According to the Rodale Institute 30-year study of corn and soybean: "Organic yields match conventional yields" after a tran­si­tion period. Moreover, "even without a price premium, the organic systems are com­pe­ti­tive with the conventional sys­tems." (But then why is organic food more expensive?) And if the food is grown locally, it is also cheaper to transport.

conventional integratedorganic permaculture
yield very high high lower? ??
water pollution common no
topsoil erosion high low to negative
topsoil qualitylow (and unnecessary) higher natural level

If less does not work, try none at all

When he describes how he designed his house, Amory Lovins explains that adding some insulation reduces heating costs enough to be economical, then further insulation costs more than it saves on energy. But with a lot more insulation it becomes possible to "eliminate the building's heating system and thus avoid the entire capital cost of furnace, ducts, [etc.]" and thus save money.
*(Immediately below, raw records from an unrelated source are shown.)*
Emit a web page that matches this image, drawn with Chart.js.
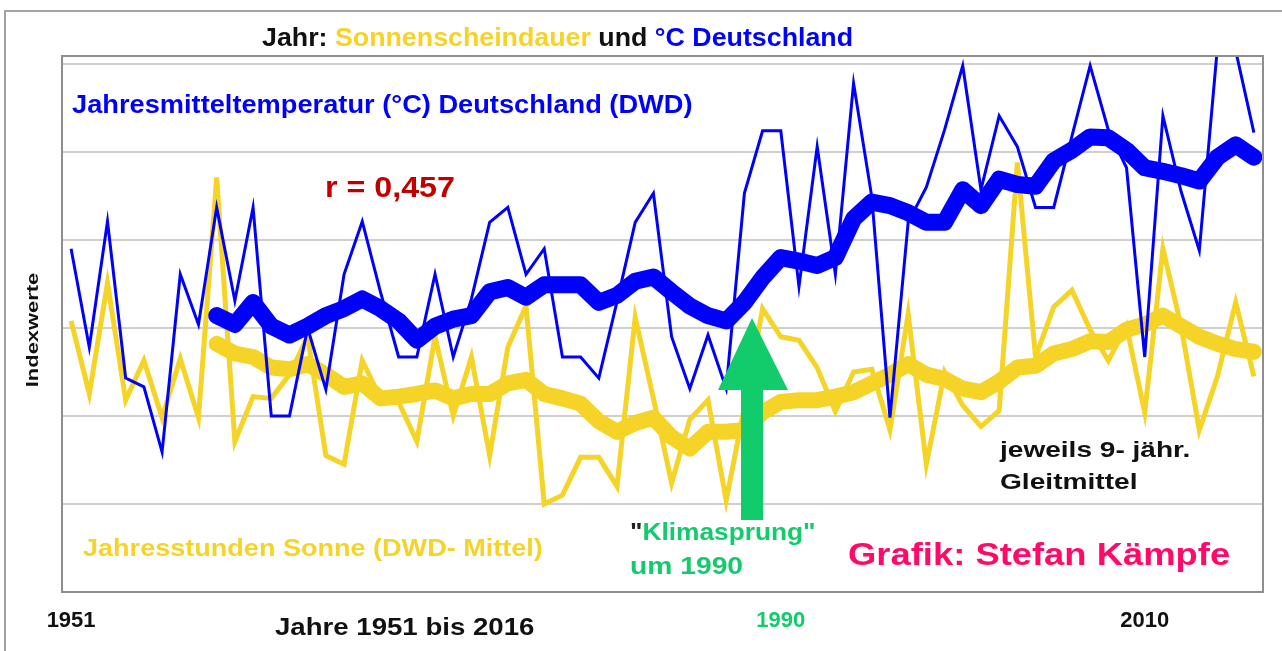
<!DOCTYPE html>
<html lang="de">
<head>
<meta charset="utf-8">
<title>Jahr: Sonnenscheindauer und °C Deutschland</title>
<script src="https://cdn.jsdelivr.net/npm/chart.js@4.4.1/dist/chart.umd.min.js"></script>
<style>
    html, body { margin: 0; padding: 0; background: #fff; }
    body { width: 1282px; height: 651px; position: relative; overflow: hidden;
           font-family: 'Liberation Sans', Arial, sans-serif; }
    #frame { position: absolute; left: 4px; top: 10px; width: 1300px; height: 700px;
             border: 2px solid #a3a3a3; box-sizing: border-box; }
    #chart { position: absolute; left: 0; top: 0; }
    .note { position: absolute; white-space: nowrap; font-weight: bold;
            transform-origin: left center; line-height: 1; }
    .yel { color: #f5d327; }
    .blu { color: #0000ff; }
    .grn { color: #12cc6c; }
    #arrow { position: absolute; left: 0; top: 0; }
</style>
</head>
<body>
<div id="frame"></div>
<canvas id="chart" width="1282" height="651"></canvas>
<svg id="arrow" width="1282" height="651">
    <polygon points="741,520 763,520 763,390 788,390 752,318 718,390 741,390" fill="#12cc6c"/>
</svg>

<div class="note" data-x="262" data-y="37" data-w="591" style="font-size:26px;color:#111">Jahr: <span class="yel">Sonnenscheindauer</span> und <span class="blu">°C Deutschland</span></div>
<div class="note blu" data-x="72" data-y="104" data-w="621" style="font-size:25px">Jahresmitteltemperatur (°C) Deutschland (DWD)</div>
<div class="note" data-x="325" data-y="187" data-w="130" style="font-size:29px;color:#c00000">r = 0,457</div>
<div class="note yel" data-x="83" data-y="548" data-w="460" style="font-size:24px">Jahresstunden Sonne (DWD- Mittel)</div>
<div class="note grn" data-x="630" data-y="532" data-w="185" style="font-size:24px"><span style="color:#222">"</span>Klimasprung"</div>
<div class="note grn" data-x="630" data-y="566" data-w="113" style="font-size:24px">um 1990</div>
<div class="note" data-x="1000" data-y="450" data-w="190" style="font-size:22px;color:#111">jeweils 9- jähr.</div>
<div class="note" data-x="1000" data-y="482" data-w="138" style="font-size:22px;color:#111">Gleitmittel</div>
<div class="note" data-x="848" data-y="554" data-w="382" style="font-size:32px;color:#ff0a68">Grafik: Stefan Kämpfe</div>
<div class="note" data-x="275" data-y="627" data-w="260" style="font-size:24px;color:#111">Jahre 1951 bis 2016</div>
<div class="note" id="yTitle" style="font-size:16px;color:#111">Indexwerte</div>

<script>
// Jahre 1951 bis 2016
const years = [
    '1951','1952','1953','1954','1955','1956','1957','1958','1959','1960',
    '1961','1962','1963','1964','1965','1966','1967','1968','1969','1970',
    '1971','1972','1973','1974','1975','1976','1977','1978','1979','1980',
    '1981','1982','1983','1984','1985','1986','1987','1988','1989','1990',
    '1991','1992','1993','1994','1995','1996','1997','1998','1999','2000',
    '2001','2002','2003','2004','2005','2006','2007','2008','2009','2010',
    '2011','2012','2013','2014','2015','2016'
];
const shownYears = ['1951', '1990', '2010'];

// Indexwerte
const tempYear = [
    3.90, 2.78, 4.21, 2.43, 2.33, 1.59, 3.61, 3.04, 4.37, 3.31,
    4.37, 2.00, 2.00, 3.00, 2.30, 3.61, 4.21, 3.41, 2.67, 2.67,
    3.61, 2.67, 3.33, 4.20, 4.37, 3.61, 3.90, 2.67, 2.67, 2.43,
    3.30, 4.20, 4.53, 2.90, 2.31, 2.92, 2.31, 4.53, 5.24, 5.24,
    3.47, 5.06, 3.61, 5.78, 4.49, 1.98, 4.20, 4.60, 5.25, 5.98,
    4.57, 5.41, 5.06, 4.37, 4.37, 5.18, 5.98, 5.25, 4.82, 2.67,
    5.41, 4.55, 3.88, 6.20, 6.15, 5.22
];
const sunYear = [
    3.08, 2.25, 3.51, 2.18, 2.63, 1.98, 2.65, 1.98, 4.71, 1.71,
    2.22, 2.20, 2.47, 2.90, 1.55, 1.45, 2.63, 2.20, 2.16, 1.71,
    2.90, 2.00, 2.67, 1.55, 2.78, 3.25, 1.00, 1.10, 1.53, 1.53,
    1.20, 3.12, 2.20, 1.24, 1.96, 2.18, 1.04, 2.10, 3.22, 2.90,
    2.86, 2.55, 2.05, 2.50, 2.53, 1.84, 3.16, 1.45, 2.50, 2.12,
    1.88, 2.06, 4.88, 2.67, 3.24, 3.43, 2.98, 2.63, 3.02, 2.04,
    3.90, 3.02, 1.84, 2.45, 3.29, 2.45
];
// 9-jaehrige Gleitmittel (erst ab dem 9. Jahr)
const tempMean9 = [
    null, null, null, null, null, null, null, null, 3.14, 3.04,
    3.29, 3.02, 2.92, 3.02, 3.14, 3.22, 3.33, 3.22, 3.08, 2.86,
    3.02, 3.10, 3.14, 3.41, 3.46, 3.35, 3.49, 3.49, 3.49, 3.29,
    3.37, 3.53, 3.58, 3.41, 3.25, 3.14, 3.08, 3.29, 3.57, 3.80,
    3.76, 3.71, 3.80, 4.24, 4.43, 4.39, 4.31, 4.20, 4.20, 4.57,
    4.39, 4.69, 4.63, 4.61, 4.90, 5.02, 5.17, 5.16, 5.02, 4.82,
    4.78, 4.73, 4.67, 4.94, 5.08, 4.94
];
const sunMean9 = [
    null, null, null, null, null, null, null, null, 2.82, 2.71,
    2.67, 2.55, 2.53, 2.59, 2.47, 2.33, 2.37, 2.20, 2.22, 2.25,
    2.29, 2.20, 2.25, 2.25, 2.37, 2.41, 2.25, 2.20, 2.14, 1.94,
    1.82, 1.92, 1.98, 1.76, 1.63, 1.82, 1.82, 1.84, 2.04, 2.16,
    2.18, 2.18, 2.22, 2.27, 2.37, 2.47, 2.59, 2.47, 2.42, 2.31,
    2.27, 2.39, 2.55, 2.57, 2.71, 2.76, 2.85, 2.84, 2.98, 3.04,
    3.14, 3.02, 2.90, 2.82, 2.76, 2.73
];

const BLUE = '#0000ff';
const YELLOW = '#f5d327';
const FONT = "'Liberation Sans', Arial, sans-serif";

document.addEventListener('DOMContentLoaded', function() {
    initializeChart();
    placeNotes();
});

function initializeChart() {
    // plot frame around the chart area
    const plotFrame = {
        id: 'plotFrame',
        afterDraw(chart) {
            const a = chart.chartArea;
            const ctx = chart.ctx;
            ctx.save();
            ctx.strokeStyle = '#8e8e8e';
            ctx.lineWidth = 2;
            ctx.strokeRect(a.left, a.top, a.right - a.left, a.bottom - a.top);
            ctx.restore();
        }
    };

    new Chart(document.getElementById('chart'), {
        type: 'line',
        data: {
            labels: years,
            datasets: [
                {
                    label: 'Jahresmitteltemperatur',
                    data: tempYear,
                    borderColor: BLUE,
                    borderWidth: 3,
                    pointRadius: 0,
                    tension: 0
                },
                {
                    label: 'Temperatur 9-j. Gleitmittel',
                    data: tempMean9,
                    borderColor: BLUE,
                    borderWidth: 17,
                    borderJoinStyle: 'round',
                    borderCapStyle: 'round',
                    pointRadius: 0,
                    tension: 0
                },
                {
                    label: 'Jahresstunden Sonne',
                    data: sunYear,
                    borderColor: YELLOW,
                    borderWidth: 5,
                    pointRadius: 0,
                    tension: 0
                },
                {
                    label: 'Sonne 9-j. Gleitmittel',
                    data: sunMean9,
                    borderColor: YELLOW,
                    borderWidth: 16,
                    borderJoinStyle: 'round',
                    borderCapStyle: 'round',
                    pointRadius: 0,
                    tension: 0
                }
            ]
        },
        options: {
            responsive: false,
            animation: false,
            devicePixelRatio: 1,
            layout: {
                padding: { left: 62, top: 56, right: 19, bottom: 19 }
            },
            plugins: {
                legend: { display: false },
                tooltip: { enabled: false }
            },
            scales: {
                x: {
                    offset: true,
                    grid: { display: false },
                    border: { display: false },
                    afterFit: s => { s.height = 40; },
                    ticks: {
                        autoSkip: false,
                        maxRotation: 0,
                        padding: 8,
                        callback: function(v, i) {
                            return shownYears.includes(years[i]) ? years[i] : '';
                        },
                        color: ctx => years[ctx.index] === '1990' ? '#12cc6c' : '#111',
                        font: { family: FONT, weight: 'bold', size: 22 }
                    }
                },
                y: {
                    min: 0,
                    max: 6.09,
                    afterFit: s => { s.width = 0; },
                    border: { display: false },
                    grid: { color: '#cfcfcf', lineWidth: 2, drawTicks: false },
                    ticks: { display: false, stepSize: 1, includeBounds: false }
                }
            }
        },
        plugins: [plotFrame]
    });
}

function placeNotes() {
    // put the text boxes where they sit in the graphic and stretch them to width
    document.querySelectorAll('.note[data-x]').forEach(el => {
        el.style.left = el.dataset.x + 'px';
        el.style.top = el.dataset.y + 'px';
        const k = parseFloat(el.dataset.w) / el.offsetWidth;
        el.style.transform = 'translateY(-50%) scaleX(' + k.toFixed(3) + ')';
    });

    const yTitle = document.getElementById('yTitle');
    yTitle.style.left = '33px';
    yTitle.style.top = '330px';
    yTitle.style.transformOrigin = 'center center';
    const k = 115 / yTitle.offsetWidth;
    yTitle.style.transform = 'translate(-50%, -50%) rotate(-90deg) scaleX(' + k.toFixed(3) + ')';
}
</script>
</body>
</html>
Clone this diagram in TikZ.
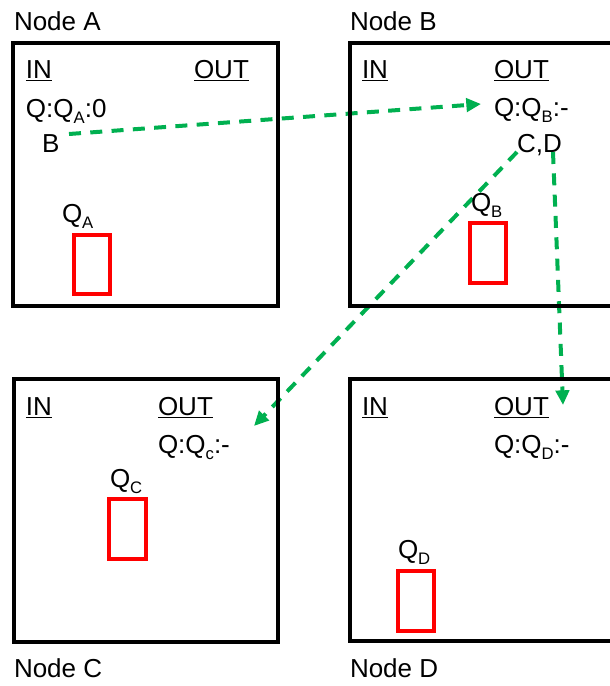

With agriculture, reducing the consumption of chemical fertilizers and pesticides can be economical because it will reduce yields a little (if at all) but it will also reduce costs. However, a further reduction of chemicals, the savings may not be enough to compensate the yield loss. Yet, there is the possibility that a massive reduction would work — because even if pests are back their predators (e.g. ladybugs) would thrive too, or because the soil microfauna would be healthier. This complicates the situation because doing more of what does not seem to work may work.